Lastly and most importantly, they are decisive. They have a basis goal in mind and when the buyer throws it out, they sell it. They have a plan to set the market structure and when their target hits, they execute. They know what it takes to cover the ever-growing costs of running a grain business, so when pressure mounts to overpay for bushels that they can’t make money on, they hold firm. They don’t chase unprofitable bushels.

Thinking in these terms every day is what leads to successful merchandising. Successful merchandisers focus on the events and things that are manageable and actionable. The rest is beyond their control or influence, so they don’t spend time and anxiety on that.

“ ... keep your head clear ... ”
How does a person in today’s era of information overload and access keep their head clear? This is probably the biggest challenge facing people today. They are constantly bombarded with opinions and analysis of what the markets are going to do, new complex contracts they should offer their farmers, weather reports from every corner of the globe, and constantly changing geopolitical news that “could affect the market.”

Analysis paralysis is real. People love choices, but hate making decisions. The more choices and noise you have, the harder it is to make a decision. It used to be that the folks with access to the most information won. Now everyone has all the information all the time. The ones that win now are the ones who can easily eliminate all the extraneous information quickly.
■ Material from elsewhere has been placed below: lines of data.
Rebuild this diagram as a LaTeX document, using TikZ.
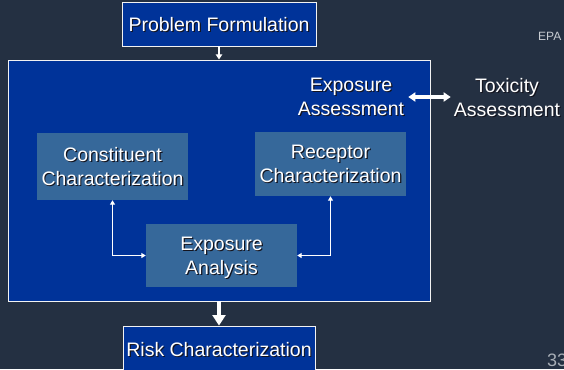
\documentclass[tikz,border=0pt]{standalone}
\usepackage{fontspec}
\setmainfont{Liberation Sans}
\usetikzlibrary{arrows.meta}
\definecolor{slidebg}{RGB}{36,48,66}
\definecolor{panelblue}{RGB}{0,51,153}
\definecolor{steelbox}{RGB}{54,104,154}
\definecolor{shadowc}{RGB}{20,20,30}
\definecolor{footgray}{RGB}{200,204,210}
% white text with a small dark drop shadow
\newcommand{\sh}[1]{\leavevmode\rlap{\kern1.2pt\raisebox{-1.2pt}{\color{shadowc}#1}}#1}
\begin{document}
\begin{tikzpicture}[x=1pt,y=-1pt,
  bigtext/.style={text=white,font=\fontsize{19.5}{24}\selectfont,align=center,inner sep=2pt},
  framedbox/.style={bigtext,fill=panelblue,draw=white!90!gray,line width=0.9pt,inner sep=0pt,text depth=-3.5pt},
  innerbox/.style={bigtext,fill=steelbox,inner sep=0pt,text depth=-3pt},
  thinlink/.style={draw=white,line width=1.8pt,{Triangle[length=4.5pt,width=5pt]}-{Triangle[length=4.5pt,width=5pt]}},
  flowarrow/.style={draw=white,line width=#1,-{Triangle[length=2.6*#1,width=3.2*#1]}},
  twoway/.style={draw=white,line width=3.2pt,{Triangle[length=7pt,width=9pt]}-{Triangle[length=7pt,width=9pt]}}
]
\clip (0,0) rectangle (564,369);
\fill[slidebg] (0,0) rectangle (564,369);

% top and bottom steps
\node[framedbox,minimum width=194pt,minimum height=44pt] (pf) at (219,24) {\sh{Problem Formulation}};
\node[framedbox,minimum width=422pt,minimum height=241pt] (big) at (219,180.5) {};
\node[framedbox,minimum width=192pt,minimum height=46pt] (rk) at (219,349) {\sh{Risk Characterization}};

% inner boxes of the exposure assessment panel
\node[innerbox,minimum width=151pt,minimum height=67pt] (cc) at (112.5,166.5) {\sh{Constituent}\\\sh{Characterization}};
\node[innerbox,minimum width=151pt,minimum height=64pt] (rc) at (330.5,164) {\sh{Receptor}\\\sh{Characterization}};
\node[innerbox,minimum width=151pt,minimum height=63pt] (ea) at (221.5,255.5) {\sh{Exposure}\\\sh{Analysis}};

% panel title and the toxicity step beside it
\node[bigtext,text depth=-2pt] (exa) at (351,97) {\sh{Exposure}\\\sh{Assessment}};
\node[bigtext,text depth=-2pt] (tox) at (507,97) {\sh{Toxicity}\\\sh{Assessment}};

% small labels
\node[text=footgray,font=\fontsize{12}{14}\selectfont,anchor=west,inner sep=0pt] (epa) at (538,36) {EPA};
\node[text=footgray!80!slidebg,font=\fontsize{18}{20}\selectfont,anchor=west,inner sep=0pt] (pg) at (547,360) {33};

% connectors
\draw[flowarrow=2pt] (pf.south) -- (big.north);
\draw[flowarrow=4pt] (big.south) -- (rk.north);
\draw[twoway,shorten <=2pt,shorten >=1pt] (exa.east) -- (tox.west);
\draw[thinlink] (cc.south) |- (ea.west);
\draw[thinlink] (rc.south) |- (ea.east);
\end{tikzpicture}
\end{document}
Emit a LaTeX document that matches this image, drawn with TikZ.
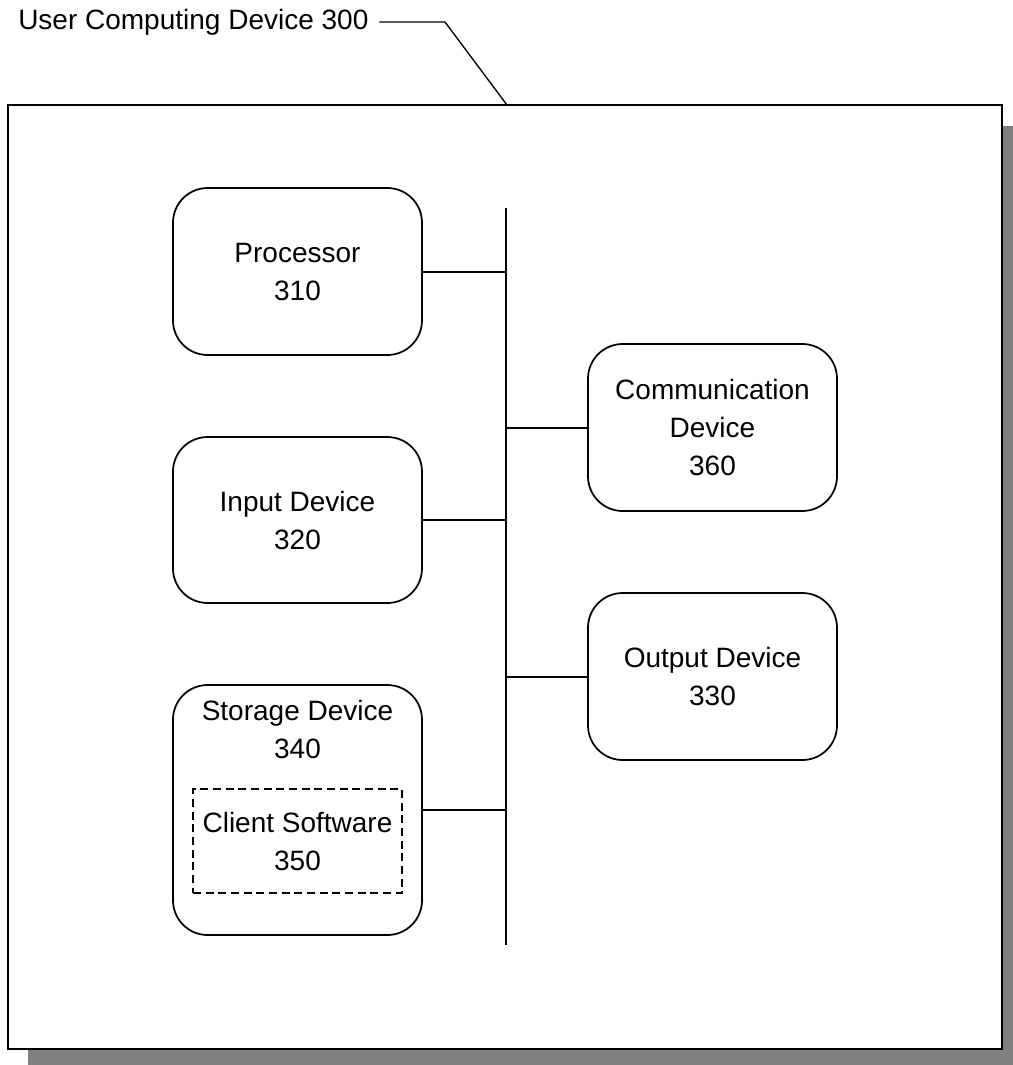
\documentclass[tikz,border=0pt]{standalone}
\usepackage{fontspec}
\setmainfont{Liberation Sans}
\begin{document}
\begin{tikzpicture}[x=0.75pt,y=-0.75pt,
  every node/.style={font=\fontsize{21}{28.5}\selectfont},
  unit/.style={draw=black,line width=1.3pt,rounded corners=26pt,fill=white,minimum width=249*0.75pt,align=center,inner sep=0pt},
  conn/.style={line width=1.5pt},
  busline/.style={line width=2.2pt}]
\useasboundingbox (0,0) rectangle (1013,1065);
% shadow and outer box
\fill[black!50] (28,126) rectangle (1013,1065);
\draw[line width=1.5pt,fill=white] (8,105) rectangle (1002,1049);
\node[anchor=west,inner sep=0pt] (title) at (18,22) {User Computing Device 300};
\coordinate (boxtop) at (507,105);
\draw[line width=1pt] ([xshift=8pt]title.east) -- (445,22) -- (boxtop);
% bus
\coordinate (bt) at (506,208);
\coordinate (bb) at (506,945);
\draw[busline] (bt) -- (bb);
% units
\node[unit,minimum height=167*0.75pt] (proc) at (297.5,271.5) {Processor\\310};
\node[unit,minimum height=166*0.75pt] (inp) at (297.5,520) {Input Device\\320};
\node[unit,minimum height=167*0.75pt] (comm) at (712.5,427.5) {Communication\\Device\\360};
\node[unit,minimum height=167*0.75pt] (outp) at (712.5,676.5) {Output Device\\330};
\node[unit,minimum height=250*0.75pt] (stor) at (297.5,810) {};
\node[align=center,inner sep=0pt,anchor=north] (storlbl) at (297.5,700) {Storage Device\\340};
\node[draw,dash pattern=on 6pt off 3.5pt,line width=1pt,minimum width=209*0.75pt,minimum height=104*0.75pt,align=center,inner sep=0pt] (cs) at (297.5,841) {Client Software\\350};
% connectors
\draw[conn] (proc.east) -- (proc.east -| bt);
\draw[conn] (inp.east) -- (inp.east -| bt);
\draw[conn] (stor.east) -- (stor.east -| bt);
\draw[conn] (comm.west) -- (comm.west -| bt);
\draw[conn] (outp.west) -- (outp.west -| bt);
\end{tikzpicture}
\end{document}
The most successful grain businesses are those that focus on the simple, actionable things.

What’s important now?
Taking all of this into consideration, let’s talk about what you can take action on right now. At this point, harvest is already over. How does your harvest basis ownership look? If it’s not where you want it, can you start helping your customers with unpriced grain by putting in target orders for them? Also, now’s the time to start planning for next harvest. Winter farmer meetings are a great way to get the ball rolling on forward contracting and target orders.

Take a look at where you stand in regard to the market structure. Is there carry that pays at or above your costs? Where will your average stand if you locked in what you haven’t already set? Do you have the proper line of credit to carry it all? If the carry isn’t covering your costs, what’s realistic logistically to move before January/February/March?

Now that you have a good handle on what harvest basis is or was and you know the current market structure, what will grain values be in your area this year? What’s a reasonable basis goal to sell? Can you communicate with your buyers early and let them know your goals and see how you can help them accomplish their goals?

In summary, the best merchandising is simple. Your ability to lock out the noise of all the information that can distract you will, over the long haul, lead to the level of success that will allow you to reach your big goals. Give yourself permission to only focus on the things over which you have control and ignore or minimize the things you can’t. Free yourself to be successful. Reduce the stress. Most of all, focus your thinking around reaching those big goals that matter most to you and your business.